From such a conception has been abstracted, not merely all corporeal nature, but all nature, that is, all the predicates of a possible experience; and consequently, all the conditions which enable us to cogitate an object to this conception have disappeared.
But, if these conditions are absent, it is evident that the conception is meaningless.
The second regulative idea of speculative reason is the conception of the universe.
For nature is properly the only object presented to us, in regard to which reason requires regulative principles.
Nature is twofold--thinking and corporeal nature.
To cogitate the latter in regard to its internal possibility, that is, to determine the application of the categories to it, no idea is required--no representation which transcends experience.
In this sphere, therefore, an idea is impossible, sensuous intuition being our only guide; while, in the sphere of psychology, we require the fundamental idea (I), which contains a priori a certain form of thought namely, the unity of the ego.
Pure reason has, therefore, nothing left but nature in general, and the completeness of conditions in nature in accordance with some principle.
The absolute totality of the series of these conditions is an idea, which can never be fully realized in the empirical exercise of reason, while it is serviceable as a rule for the procedure of reason in relation to that totality.
It requires us, in the explanation of given phenomena (in the regress or ascent in the series), to proceed as if the series were infinite in itself, that is, were prolonged in indefinitum,; while on the other hand, where reason is regarded as itself the determining cause (in the region of freedom), we are required to proceed as if we had not before us an object of sense, but of the pure understanding.

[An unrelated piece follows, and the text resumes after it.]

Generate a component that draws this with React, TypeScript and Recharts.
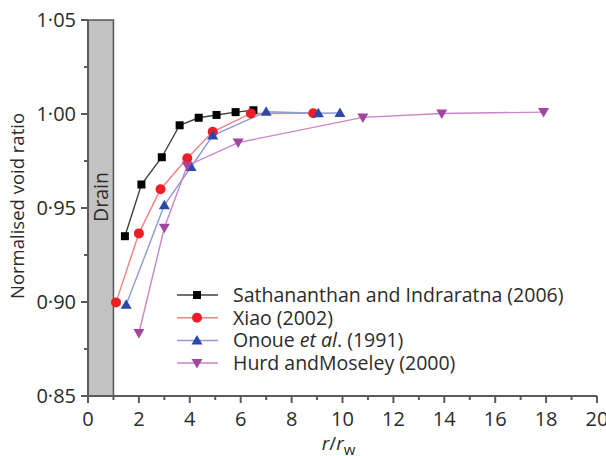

In this latter case, the conditions do not exist in the series of phenomena, but may be placed quite out of and beyond it, and the series of conditions may be regarded as if it had an absolute beginning from an intelligible cause.
All this proves that the cosmological ideas are nothing but regulative principles, and not constitutive; and that their aim is not to realize an actual totality in such series.
The full discussion of this subject will be found in its proper place in the chapter on the antinomy of pure reason.
The third idea of pure reason, containing the hypothesis of a being which is valid merely as a relative hypothesis, is that of the one and all-sufficient cause of all cosmological series, in other words, the idea of God.